When we examine our belief structure, and consciously change the beliefs that don’t give us the experiences we want, we discover the power of Zen. Zen is the region where all things exist. In that region, energy manifest very quickly. Our imagination illuminates the light of Zen, and our emotions signal the physical presence of Zen. Our imagination, beliefs, and emotions create our world. These psychic elements constantly change our reality even when we are unaware of the power within them.

Saturday, May 11, 2013

Information Is In A Constant State Of Change

Facts do not carry labels indicating the appropriate level at which they ought to be considered. Nor does the choice of an inadequate level lead the intelligence into factual error or logical contradictions. When the level of the knower is not adequate to the level of the object of knowledge, the result is not factual error but something much more serious: an inadequate and impoverished view of reality.

E.F. Schumacher, the Buddhist economist, may be considered a bit judgmental by some readers. In the view of our essence, all realities and levels of awareness are acceptable to the conscious mind experiencing them. We attract awareness like a magnet. Awareness always moves toward the consciousness that is attracting it in the form of information. Information is never dead; it is connected to all those who originate, perceive, accept and understand it. Information is in a constant state of change.

The inner portion of the conscious mind is filled with unique information.

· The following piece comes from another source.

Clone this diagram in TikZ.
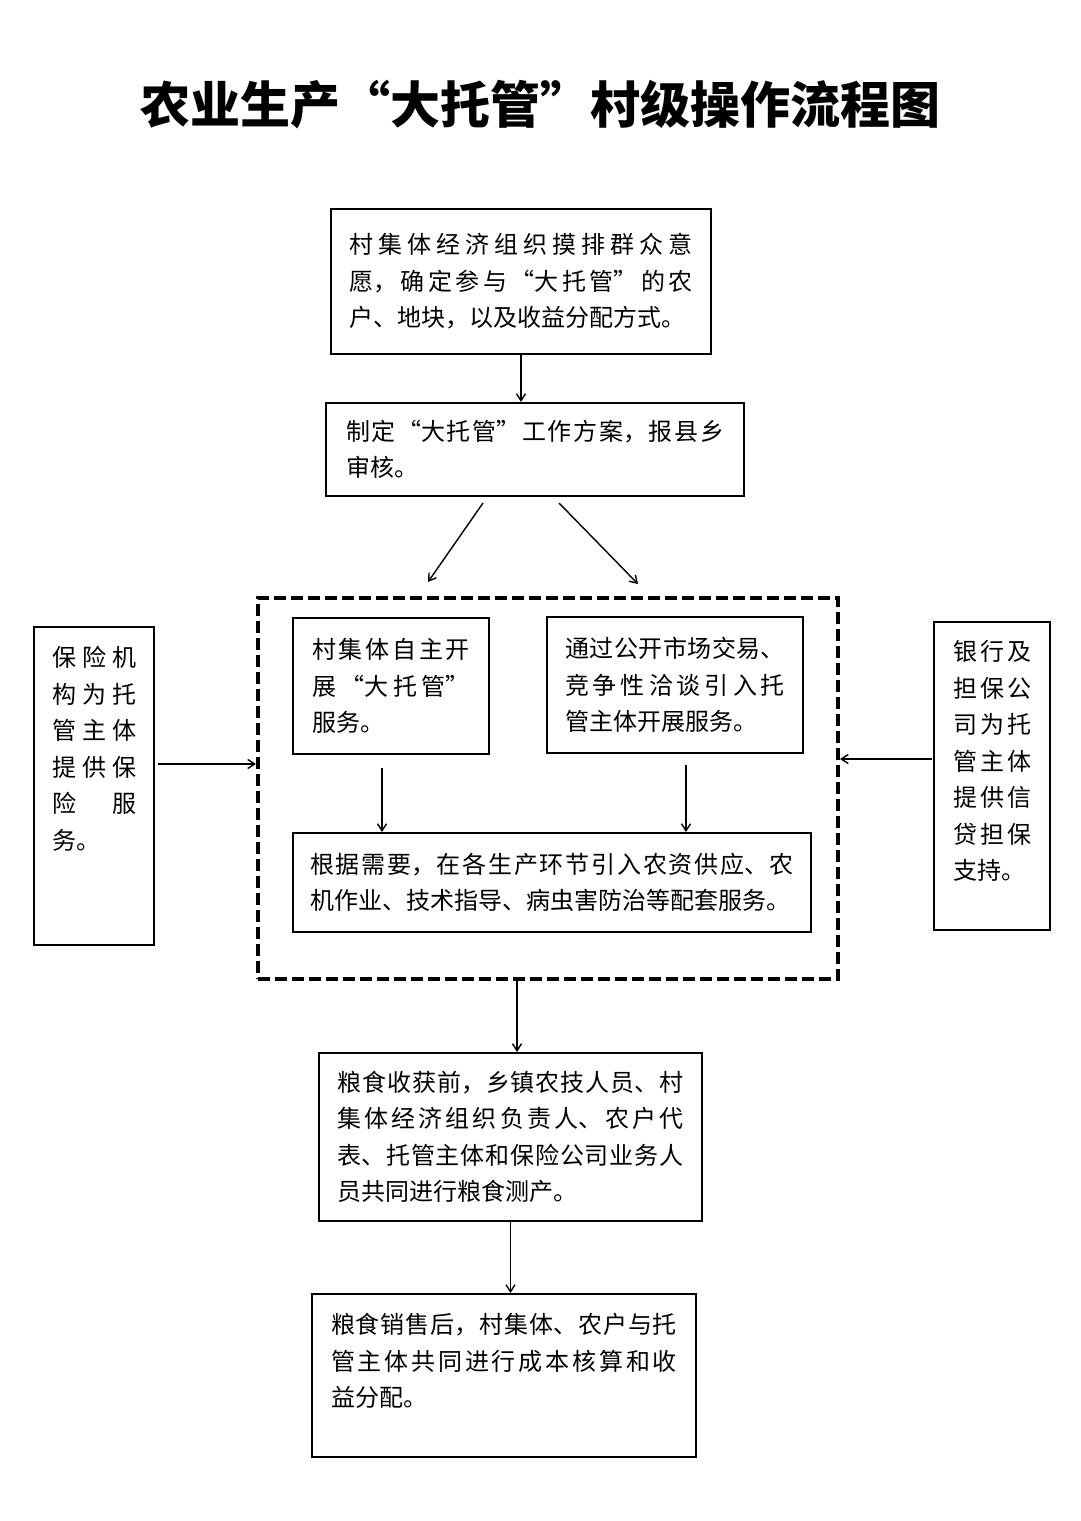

That information has already been used by some form of consciousness. When the conscious mind stimulates the brain in the direction of that information it becomes new information. That information creates awareness in a psychic channel in the conscious mind. Ideas and imagination are psyche material. They can dislodge unsuitable beliefs as well as create new beliefs. In order to get rid of unsuitable beliefs, the imagination must repeatedly move information in and out of the conscious mind.

When we become aware of the power of our imagination, it can propel new information in the direction of our desires. The brain analyzes new information, and the experiences that result from this process are in line with our current belief structure.

Saturday, May 4, 2013

Layers Of Beliefs

The exploration of the highest reaches of human nature and of its ultimate possibilities has involved for me the continuous destruction of cherished axioms, the perpetual coping with seeming paradoxes, contradictions and vagueness and the occasional collapse around my ears of long established, firmly believed in and seemingly unassailable laws of psychology.

Abraham Maslow, the 20th century American psychologist, is considered the founder of humanistic psychology. Maslow identified a hierarchy of four layers of basic needs. The four basic needs are: physiological esteem, love, friendship and security. Beyond those levels higher levels of needs exist. Those needs include understanding, esthetic appreciation and spiritual needs. When all of those needs are satisfied the need for self-actualization is activated, which means a person becomes the person they think they were born to be.

We live in a body filled with beliefs. Maslow identifies needs, but in essence he is talking about our belief structure. Our ideas and thoughts are not shadow images. They are electromagnetic realities that have substance. Thoughts and ideas impact our nervous system and the body responds accordingly.

Our conscious mind is designed to evaluate and assess our physical reality so we can chart a course in our corporeal universe. The energy within the inner self is concentrated to initiate the results asked for by the conscious mind. Our power of action follows the concentrated thoughts and ideas that we turn into beliefs. If we believe we are weak we deny our power of action. Similar beliefs attract each other. We like to be consistent in our experiences as well as our behavior.

Learning to deal with beliefs directly instead of indirectly will change the way we look at the self. If we combine our beliefs with imagination and emotions and form a mental picture of the desired results we can initiate action that will manifest physically. In other words, the inner self creates what we want and the conscious mind responds, but the responses may be tainted with certain beliefs that restrict rather than expand our desires.